The Sark Norman word “bůṡůnẏre” is directly derived from the Sarkese “bůṡon“, bush, shrub etc. The Sarkese “bůṡůnẏre” corresponds directly to the Jèrriais “bîssonnièthe” and the Guernsey Norman “bissounière”, bramble thicket.

The expectable forms, such as “bìṡůnẏre”, with a long ‘ì’, which would correspond to the forms in the two genetically closest languages and which were actually documented even for Sarkese in the past, are, surprisingly, inacceptable today, and solely the form “bůṡůnẏre”, with a short ‘ů’ instead of a long ‘ì’ is used. The reason for this is most probably a former co-existence of forms, with the now lost “bìṡůnẏre” which in its form followed the path common for the other languages in the area, and today’s “bůṡůnẏre”, which through the older ‘uè’/’ů’ alternation, settled on a short ‘ů’ and by the 21st century completely replaced the former..

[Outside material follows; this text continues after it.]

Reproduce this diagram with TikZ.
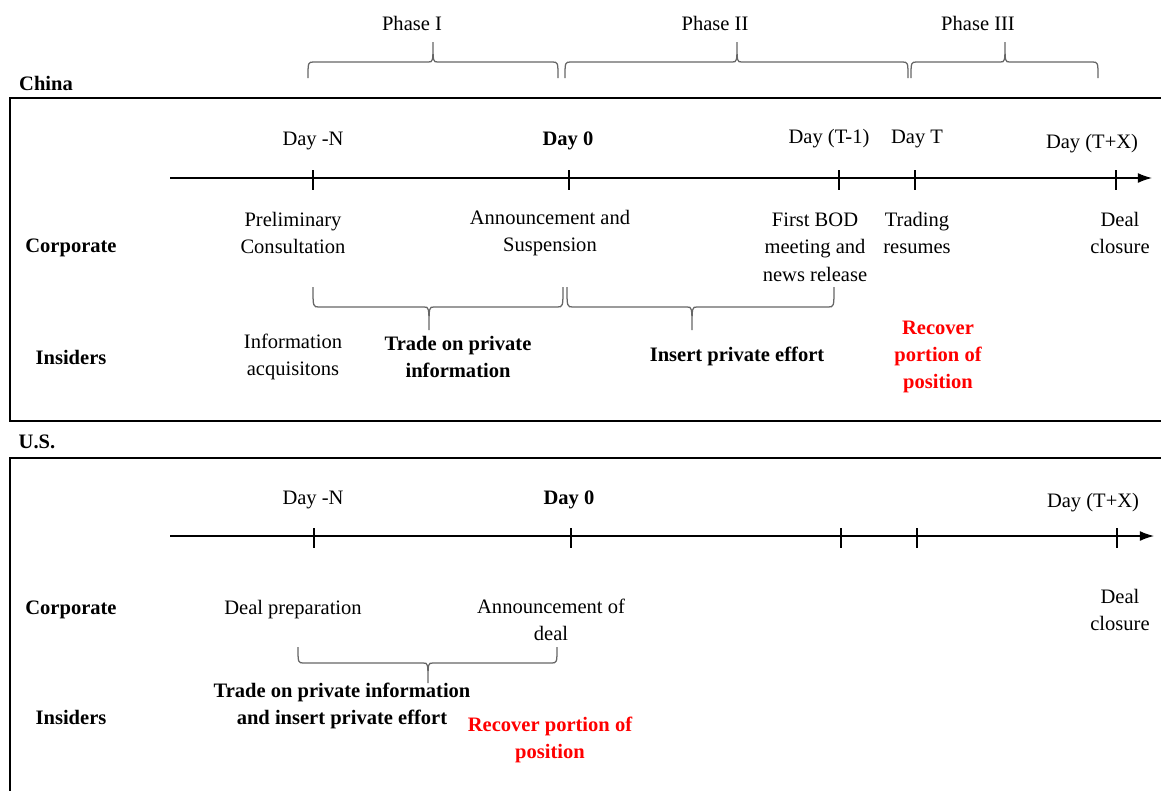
\documentclass[tikz,border=0pt]{standalone}
\usepackage{fontspec}
\setmainfont{Liberation Serif}
\usetikzlibrary{arrows.meta}
\tikzset{
  lbl/.style={align=center,inner sep=0pt,font=\fontsize{14.6}{19.5}\selectfont},
  blbl/.style={lbl,font=\fontsize{14.6}{19.5}\selectfont\bfseries},
  rlbl/.style={blbl,text=red},
  frame/.style={line width=2pt},
  axis/.style={line width=0.9pt,-{Latex[length=10pt,width=7pt]}},
  tick/.style={line width=0.9pt},
  brc/.style={draw=black!60,line width=0.9pt}
}
% brace: left x, right x, tip x, end y, flat y, tip y
\newcommand\phbrace[6]{%
  \draw[brc] (#1,#4) .. controls (#1,#5) .. (#1+6,#5) -- (#3-5,#5)
    .. controls (#3,#5) .. (#3,#6) .. controls (#3,#5) .. (#3+5,#5)
    -- (#2-6,#5) .. controls (#2,#5) .. (#2,#4);}
\begin{document}
\begin{tikzpicture}[x=0.025cm,y=-0.025cm]
  \useasboundingbox (0,0) rectangle (1161,790);
  % phases on top
  \node[lbl] (ph1) at (412,23) {Phase I};
  \node[lbl] (ph2) at (715,23) {Phase II};
  \node[lbl] (ph3) at (978,23) {Phase III};
  \phbrace{308}{558}{433}{78}{62}{42}
  \phbrace{565}{908}{737}{78}{62}{42}
  \phbrace{911}{1098}{1005}{78}{62}{42}
  % China panel
  \node[blbl] (cn) at (46,83) {China};
  \draw[frame] (1175,98) -- (10,98) -- (10,421) -- (1175,421);
  \coordinate (cn-start) at (170,178);
  \coordinate (cn-end) at (1152,178);
  \draw[axis] (cn-start) -- (cn-end);
  \foreach \x in {313,569,839,915,1116}
    \draw[tick] (\x,170) -- (\x,190);
  \node[lbl] (cn-dayN) at (313,141) {Day -N};
  \node[blbl] (cn-day0) at (568,141) {Day 0};
  \node[lbl] (cn-dayT1) at (829,139) {Day (T-1)};
  \node[lbl] (cn-dayT) at (917,139) {Day T};
  \node[lbl] (cn-dayTX) at (1092,144) {Day (T+X)};
  \node[blbl] (cn-corp) at (71,248) {Corporate};
  \node[blbl] (cn-ins) at (71,357) {Insiders};
  \node[lbl] (cn-prelim) at (293,233) {Preliminary\\Consultation};
  \node[lbl] (cn-annc) at (550,233) {Announcement and\\Suspension};
  \node[lbl] (cn-bod) at (815,247) {First BOD\\meeting and\\news release};
  \node[lbl] (cn-trade) at (917,233) {Trading\\resumes};
  \node[lbl] (cn-close) at (1120,233) {Deal\\closure};
  \phbrace{313}{563}{429}{287}{307}{330}
  \phbrace{567}{834}{692}{287}{307}{330}
  \node[lbl] (cn-info) at (293,357) {Information\\acquisitons};
  \node[blbl] (cn-priv) at (458,357) {Trade on private\\information};
  \node[blbl] (cn-effort) at (737,356) {Insert private effort};
  \node[rlbl] (cn-recover) at (938,357) {Recover\\portion of\\position};
  % U.S. panel
  \node[blbl] (us) at (37,442) {U.S.};
  \draw[frame] (1175,458) -- (10,458) -- (10,805);
  \coordinate (us-start) at (170,536);
  \coordinate (us-end) at (1154,536);
  \draw[axis] (us-start) -- (us-end);
  \foreach \x in {314,571,841,917,1117}
    \draw[tick] (\x,528) -- (\x,548);
  \node[lbl] (us-dayN) at (313,500) {Day -N};
  \node[blbl] (us-day0) at (569,500) {Day 0};
  \node[lbl] (us-dayTX) at (1093,503) {Day (T+X)};
  \node[blbl] (us-corp) at (71,610) {Corporate};
  \node[blbl] (us-ins) at (71,717) {Insiders};
  \node[lbl] (us-prep) at (293,610) {Deal preparation};
  \node[lbl] (us-annc) at (551,620) {Announcement of\\deal};
  \node[lbl] (us-close) at (1120,610) {Deal\\closure};
  \phbrace{298}{557}{428}{647}{663}{683}
  \node[blbl] (us-priv) at (342,706) {Trade on private information\\and insert private effort};
  \node[rlbl] (us-recover) at (550,740) {Recover portion of\\position};
\end{tikzpicture}
\end{document}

Another option is that Sarkese, an extremely archaic variety, simply conserved the older evolutionary form of the Norman word, “busshoun”, descended, from the Frankish “busk”, bush, which evolved on its own into “bůṡon” that gave our “bůṡůnẏre”. The last option is the influence of the English word “bush”, see the SNDO entry on “bůṡon“, since the form “bîṡůnẏre” was recorded in the past. Nevertheless, we may be never able to resolve the question and as the only form used today is “bůṡůnẏre”, with “bîṡůnẏre” being inacceptable, only the form “bůṡůnẏre” is recommended.